In truth, European elites developed a taste for turkey in the 1500s, after Spanish explorers brought back turkeys that had been domesticated by indigenous peoples in Mexico and Central America. But the heavily indebted English farmers probably didn’t have the same palate when they arrived in Massachusetts and stumbled upon an abundance of wild turkeys, a fraction of the 10 million or so trotting around the continent in the 17th century. And while its inclusion at the first Thanksgiving remains an open question, turkey’s inherent culinary advantages quickly became clear to colonists: turkeys were plentiful, easy to hunt, and, as game birds go, capable of feeding more people than chicken, Abrell said.

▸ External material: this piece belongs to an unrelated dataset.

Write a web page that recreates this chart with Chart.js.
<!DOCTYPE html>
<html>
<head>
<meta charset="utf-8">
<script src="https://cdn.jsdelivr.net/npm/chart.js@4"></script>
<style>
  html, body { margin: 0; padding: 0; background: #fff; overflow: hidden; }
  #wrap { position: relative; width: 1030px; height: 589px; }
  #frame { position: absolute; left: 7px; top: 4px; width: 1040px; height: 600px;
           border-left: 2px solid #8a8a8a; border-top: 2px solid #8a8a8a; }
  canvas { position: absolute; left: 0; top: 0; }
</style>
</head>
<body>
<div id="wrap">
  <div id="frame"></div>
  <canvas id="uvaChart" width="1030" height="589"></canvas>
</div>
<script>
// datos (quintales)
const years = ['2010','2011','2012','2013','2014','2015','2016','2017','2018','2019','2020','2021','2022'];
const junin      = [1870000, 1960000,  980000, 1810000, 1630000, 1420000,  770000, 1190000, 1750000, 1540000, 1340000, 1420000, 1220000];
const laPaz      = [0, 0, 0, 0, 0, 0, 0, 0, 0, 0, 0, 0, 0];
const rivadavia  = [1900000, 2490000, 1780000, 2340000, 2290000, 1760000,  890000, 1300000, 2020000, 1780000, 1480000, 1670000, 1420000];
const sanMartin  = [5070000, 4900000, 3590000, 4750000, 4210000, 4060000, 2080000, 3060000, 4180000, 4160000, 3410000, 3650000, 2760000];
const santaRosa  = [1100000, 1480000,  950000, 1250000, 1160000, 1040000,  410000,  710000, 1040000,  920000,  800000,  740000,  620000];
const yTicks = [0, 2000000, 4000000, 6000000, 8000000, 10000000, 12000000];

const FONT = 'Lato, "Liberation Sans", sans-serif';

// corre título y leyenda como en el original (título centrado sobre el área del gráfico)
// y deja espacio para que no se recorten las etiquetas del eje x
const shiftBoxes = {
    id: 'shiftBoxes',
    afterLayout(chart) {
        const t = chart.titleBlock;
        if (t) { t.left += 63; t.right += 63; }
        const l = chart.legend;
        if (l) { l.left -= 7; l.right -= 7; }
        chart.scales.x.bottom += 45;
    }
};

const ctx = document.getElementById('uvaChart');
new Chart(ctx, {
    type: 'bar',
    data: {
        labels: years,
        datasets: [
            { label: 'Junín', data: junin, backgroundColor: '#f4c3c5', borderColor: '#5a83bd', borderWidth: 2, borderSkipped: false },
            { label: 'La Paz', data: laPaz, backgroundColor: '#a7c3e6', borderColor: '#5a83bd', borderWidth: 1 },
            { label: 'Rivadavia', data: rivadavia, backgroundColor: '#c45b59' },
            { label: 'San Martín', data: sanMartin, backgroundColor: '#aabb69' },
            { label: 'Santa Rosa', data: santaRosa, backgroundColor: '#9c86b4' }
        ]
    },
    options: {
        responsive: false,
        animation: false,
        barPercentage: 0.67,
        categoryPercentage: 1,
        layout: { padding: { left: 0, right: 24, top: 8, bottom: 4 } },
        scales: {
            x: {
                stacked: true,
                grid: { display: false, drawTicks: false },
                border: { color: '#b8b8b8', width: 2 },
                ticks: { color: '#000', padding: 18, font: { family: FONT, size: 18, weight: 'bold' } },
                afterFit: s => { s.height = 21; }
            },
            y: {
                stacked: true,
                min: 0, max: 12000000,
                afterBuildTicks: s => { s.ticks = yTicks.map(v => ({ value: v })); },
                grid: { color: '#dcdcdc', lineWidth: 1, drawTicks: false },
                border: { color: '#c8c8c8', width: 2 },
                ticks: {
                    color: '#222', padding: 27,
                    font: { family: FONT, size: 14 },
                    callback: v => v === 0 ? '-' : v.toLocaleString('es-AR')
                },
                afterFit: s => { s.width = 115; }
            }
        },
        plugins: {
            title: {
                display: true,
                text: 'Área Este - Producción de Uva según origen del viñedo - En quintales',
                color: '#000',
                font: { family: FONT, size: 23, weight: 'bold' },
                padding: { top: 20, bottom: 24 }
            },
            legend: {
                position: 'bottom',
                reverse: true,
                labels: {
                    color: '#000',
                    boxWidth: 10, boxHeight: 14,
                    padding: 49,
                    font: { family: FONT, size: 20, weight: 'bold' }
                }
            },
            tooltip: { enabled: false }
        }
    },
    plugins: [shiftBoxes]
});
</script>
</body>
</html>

After George Washington proclaimed a one-off Thanksgiving celebration in 1789, the wild turkeys of America became an emerging nation’s unofficial, tail-feathered symbol. “To some extent, there was an intentional effort to get people to start thinking of turkey as American cuisine and encourage people to eat North American food to distinguish a developing culture from England, where most people wouldn’t be eating turkey at the time,” Abrell said. (Abrell mentions an apocryphal quote attributed to Alexander Hamilton: “No citizen of the US shall refrain from turkey on Thanksgiving Day.”) And with westward expansion, settlers carried homegrown holiday customs across the country.

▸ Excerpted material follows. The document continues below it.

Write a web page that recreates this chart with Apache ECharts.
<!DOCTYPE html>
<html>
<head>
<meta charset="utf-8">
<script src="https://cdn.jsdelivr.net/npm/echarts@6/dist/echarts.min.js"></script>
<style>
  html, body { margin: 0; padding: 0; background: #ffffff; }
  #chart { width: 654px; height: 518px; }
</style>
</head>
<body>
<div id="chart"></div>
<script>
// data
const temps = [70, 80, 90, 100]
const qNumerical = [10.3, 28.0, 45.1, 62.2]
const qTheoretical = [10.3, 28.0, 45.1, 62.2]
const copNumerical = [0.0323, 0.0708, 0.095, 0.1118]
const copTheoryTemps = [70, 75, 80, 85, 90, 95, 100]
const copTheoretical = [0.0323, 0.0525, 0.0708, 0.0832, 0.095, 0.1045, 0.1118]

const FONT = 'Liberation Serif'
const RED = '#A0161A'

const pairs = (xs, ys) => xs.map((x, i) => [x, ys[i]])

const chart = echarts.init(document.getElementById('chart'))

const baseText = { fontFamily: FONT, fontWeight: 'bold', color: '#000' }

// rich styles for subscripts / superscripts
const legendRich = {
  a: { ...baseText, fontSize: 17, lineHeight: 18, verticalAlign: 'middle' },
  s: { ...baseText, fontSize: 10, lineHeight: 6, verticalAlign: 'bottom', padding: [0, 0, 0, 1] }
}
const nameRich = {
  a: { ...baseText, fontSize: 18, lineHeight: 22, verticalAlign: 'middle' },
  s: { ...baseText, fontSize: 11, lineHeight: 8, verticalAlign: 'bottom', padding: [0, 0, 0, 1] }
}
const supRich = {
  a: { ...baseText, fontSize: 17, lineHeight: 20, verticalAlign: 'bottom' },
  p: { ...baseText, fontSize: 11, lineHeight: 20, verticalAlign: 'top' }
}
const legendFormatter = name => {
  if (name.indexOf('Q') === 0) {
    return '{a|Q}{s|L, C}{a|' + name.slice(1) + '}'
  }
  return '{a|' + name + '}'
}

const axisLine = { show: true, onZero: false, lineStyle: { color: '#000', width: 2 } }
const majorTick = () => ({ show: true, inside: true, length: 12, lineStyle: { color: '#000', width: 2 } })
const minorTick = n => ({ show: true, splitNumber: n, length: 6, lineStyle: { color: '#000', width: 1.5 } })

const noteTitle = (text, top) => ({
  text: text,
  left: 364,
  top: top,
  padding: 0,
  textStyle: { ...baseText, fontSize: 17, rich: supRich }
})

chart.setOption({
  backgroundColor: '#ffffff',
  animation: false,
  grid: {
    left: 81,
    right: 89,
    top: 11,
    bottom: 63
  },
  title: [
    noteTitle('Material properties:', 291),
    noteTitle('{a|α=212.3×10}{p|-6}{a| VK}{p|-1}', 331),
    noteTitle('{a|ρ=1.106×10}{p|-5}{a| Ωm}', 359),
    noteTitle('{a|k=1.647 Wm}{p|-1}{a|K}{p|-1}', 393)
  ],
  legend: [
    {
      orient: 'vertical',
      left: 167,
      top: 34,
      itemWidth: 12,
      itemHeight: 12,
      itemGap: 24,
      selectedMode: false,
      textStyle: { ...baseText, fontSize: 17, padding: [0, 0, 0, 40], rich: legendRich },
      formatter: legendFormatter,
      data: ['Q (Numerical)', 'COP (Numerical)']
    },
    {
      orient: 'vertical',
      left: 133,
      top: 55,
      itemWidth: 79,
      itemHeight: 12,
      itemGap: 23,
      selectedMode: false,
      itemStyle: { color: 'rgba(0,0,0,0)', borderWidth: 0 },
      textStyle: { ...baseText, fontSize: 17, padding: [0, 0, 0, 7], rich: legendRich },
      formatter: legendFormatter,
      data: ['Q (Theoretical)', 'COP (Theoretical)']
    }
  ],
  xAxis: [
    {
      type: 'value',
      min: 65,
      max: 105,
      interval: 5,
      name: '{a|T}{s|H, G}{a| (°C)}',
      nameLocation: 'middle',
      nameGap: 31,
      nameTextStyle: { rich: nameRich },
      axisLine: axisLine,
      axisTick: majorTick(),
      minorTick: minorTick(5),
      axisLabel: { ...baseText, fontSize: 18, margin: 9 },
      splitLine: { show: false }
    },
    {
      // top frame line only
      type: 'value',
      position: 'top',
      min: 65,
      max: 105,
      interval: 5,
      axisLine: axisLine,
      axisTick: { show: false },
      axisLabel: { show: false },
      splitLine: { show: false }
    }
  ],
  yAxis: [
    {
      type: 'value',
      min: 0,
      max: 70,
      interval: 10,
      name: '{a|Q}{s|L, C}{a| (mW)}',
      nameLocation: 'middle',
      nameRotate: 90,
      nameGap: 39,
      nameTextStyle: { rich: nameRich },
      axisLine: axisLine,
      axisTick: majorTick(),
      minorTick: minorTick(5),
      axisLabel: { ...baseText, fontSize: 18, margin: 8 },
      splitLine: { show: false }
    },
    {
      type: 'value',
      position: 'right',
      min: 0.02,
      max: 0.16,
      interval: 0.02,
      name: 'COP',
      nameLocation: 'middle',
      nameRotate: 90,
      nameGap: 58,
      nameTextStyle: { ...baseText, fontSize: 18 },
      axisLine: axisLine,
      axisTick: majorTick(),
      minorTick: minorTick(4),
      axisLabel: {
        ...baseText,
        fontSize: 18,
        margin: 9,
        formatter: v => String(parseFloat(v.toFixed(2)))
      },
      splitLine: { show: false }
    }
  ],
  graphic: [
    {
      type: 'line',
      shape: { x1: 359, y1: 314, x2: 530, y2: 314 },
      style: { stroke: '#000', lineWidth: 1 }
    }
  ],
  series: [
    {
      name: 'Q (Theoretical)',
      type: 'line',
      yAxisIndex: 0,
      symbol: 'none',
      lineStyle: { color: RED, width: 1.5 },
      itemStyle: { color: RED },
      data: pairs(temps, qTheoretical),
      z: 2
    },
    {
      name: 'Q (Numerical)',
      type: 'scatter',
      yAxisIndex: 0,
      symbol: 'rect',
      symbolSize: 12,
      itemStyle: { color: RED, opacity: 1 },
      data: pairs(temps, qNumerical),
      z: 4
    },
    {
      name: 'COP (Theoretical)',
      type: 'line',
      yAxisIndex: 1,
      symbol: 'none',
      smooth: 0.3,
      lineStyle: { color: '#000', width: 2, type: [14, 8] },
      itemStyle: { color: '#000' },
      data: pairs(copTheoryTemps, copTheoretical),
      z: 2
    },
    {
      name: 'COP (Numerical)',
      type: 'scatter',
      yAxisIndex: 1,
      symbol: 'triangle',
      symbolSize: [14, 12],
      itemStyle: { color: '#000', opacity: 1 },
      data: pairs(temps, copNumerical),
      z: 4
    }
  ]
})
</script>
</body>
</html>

“We could be living in an alternate reality where chicken pie is at the center of the Thanksgiving meal, but that combination of practical factors and some big turkey fans pushing the idea in popular culture made it a more prominent thing to serve,” Abrell said.

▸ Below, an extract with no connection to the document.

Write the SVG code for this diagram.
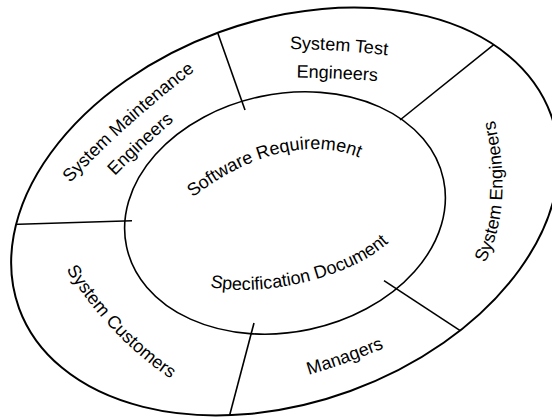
<svg xmlns="http://www.w3.org/2000/svg" xmlns:xlink="http://www.w3.org/1999/xlink" width="552" height="417" viewBox="0 0 552 417">
<style>
.ring{fill:none;stroke:#000;}
.lbl{font-family:"Liberation Sans",Arial,sans-serif;font-size:18px;fill:#000;}
.div{stroke:#000;stroke-width:1.6;fill:none;}
</style>
<defs>
<clipPath id="outerClip"><ellipse cx="0" cy="0" rx="283" ry="191" transform="translate(285 211.5) rotate(-20)"/></clipPath>
<path id="pSM" d="M68.5 184.5 Q127.8 121.8 196.5 69.5"/>
<path id="pSM2" d="M113 178 Q143 147 176 119"/>
<path id="pST" d="M286 49 Q335 49 392 56"/>
<path id="pST2" d="M290 77.5 Q336 78 384 81.5"/>
<path id="pSE" d="M484 265 Q515 206.5 494 118"/>
<path id="pSC" d="M68 272 Q107.4 334.7 168 377"/>
<path id="pMG" d="M309 375 Q347.2 363.4 384 348"/>
<path id="pSR" d="M192 198 C247.2 154.9 309.4 136.5 360 158"/>
<path id="pSD" d="M211 287 C259.9 297.4 347.1 279.8 388 243"/>
</defs>
<rect width="552" height="417" fill="#fff"/>
<ellipse class="ring" cx="0" cy="0" rx="283" ry="191" stroke-width="2" transform="translate(285 211.5) rotate(-20)"/>
<g id="dividers" clip-path="url(#outerClip)">
<line class="div" x1="210.6" y1="12.8" x2="245" y2="110"/>
<line class="div" x1="505" y1="35.7" x2="400" y2="120"/>
<line class="div" x1="384" y1="280.6" x2="480" y2="343.7"/>
<line class="div" x1="254" y1="323" x2="226" y2="429"/>
<line class="div" x1="0" y1="224.8" x2="132" y2="220.8"/>
</g>
<ellipse class="ring" cx="0" cy="0" rx="162" ry="119" fill="#fff" stroke-width="1.6" transform="translate(285 213) rotate(-12)"/>
<g id="node-maintenance"><text class="lbl" text-anchor="middle"><textPath xlink:href="#pSM" href="#pSM" startOffset="50%">System Maintenance</textPath></text><text class="lbl" text-anchor="middle"><textPath xlink:href="#pSM2" href="#pSM2" startOffset="50%">Engineers</textPath></text></g>
<g id="node-test"><text class="lbl" text-anchor="middle"><textPath xlink:href="#pST" href="#pST" startOffset="50%">System Test</textPath></text><text class="lbl" text-anchor="middle"><textPath xlink:href="#pST2" href="#pST2" startOffset="50%">Engineers</textPath></text></g>
<g id="node-sysengineers"><text class="lbl" text-anchor="middle"><textPath xlink:href="#pSE" href="#pSE" startOffset="50%">System Engineers</textPath></text></g>
<g id="node-customers"><text class="lbl" text-anchor="middle"><textPath xlink:href="#pSC" href="#pSC" startOffset="50%">System Customers</textPath></text></g>
<g id="node-managers"><text class="lbl" text-anchor="middle"><textPath xlink:href="#pMG" href="#pMG" startOffset="50%">Managers</textPath></text></g>
<g id="node-srs"><text class="lbl" text-anchor="middle"><textPath xlink:href="#pSR" href="#pSR" startOffset="50%">Software Requirement</textPath></text><text class="lbl" text-anchor="middle"><textPath xlink:href="#pSD" href="#pSD" startOffset="50%">Specification Document</textPath></text></g>
</svg>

Before and after Abraham Lincoln made Thanksgiving a national holiday in 1863, an expanding American population increasingly moved from farms to cities, and turkeys—which American farmers had already been engineering into domesticated breeds like the Bronze turkey—were swept up in an industrializing agriculture sector. Birds were selectively bred to grow faster, cheaper, and bigger; by the mid-20th century, massive amounts of breast tissue made commercial turkeys vastly different from their wild counterparts (which, after being nearly eradicated in New England in the 19th century, have since made a comeback).

“A lot of people who eat turkey now probably would not like wild turkey as much,” Abrell said. “It’s a very different eating experience to the industrialized turkey—tougher, gamier. As the industry expanded, in a way it also replaced the idea of what a turkey was.”

Since the mid-20th century, Abrell said, turkey has been inextricable from Thanksgiving. Norman Rockwell painted one into the middle of Freedom From Want; American presidents “pardoned” them. Now, Americans eat 46 million turkeys each Thanksgiving Day, according to the US Department of Agriculture; turkeys are perennial loss leaders for supermarkets, Abrell said. And despite expected price spikes from a combination of inflation, supply chain issues, and avian influenza, he expects the tradition to endure this year.

“Or,” Abrell said, “you could do the more humane thing and just eat Tofurky.”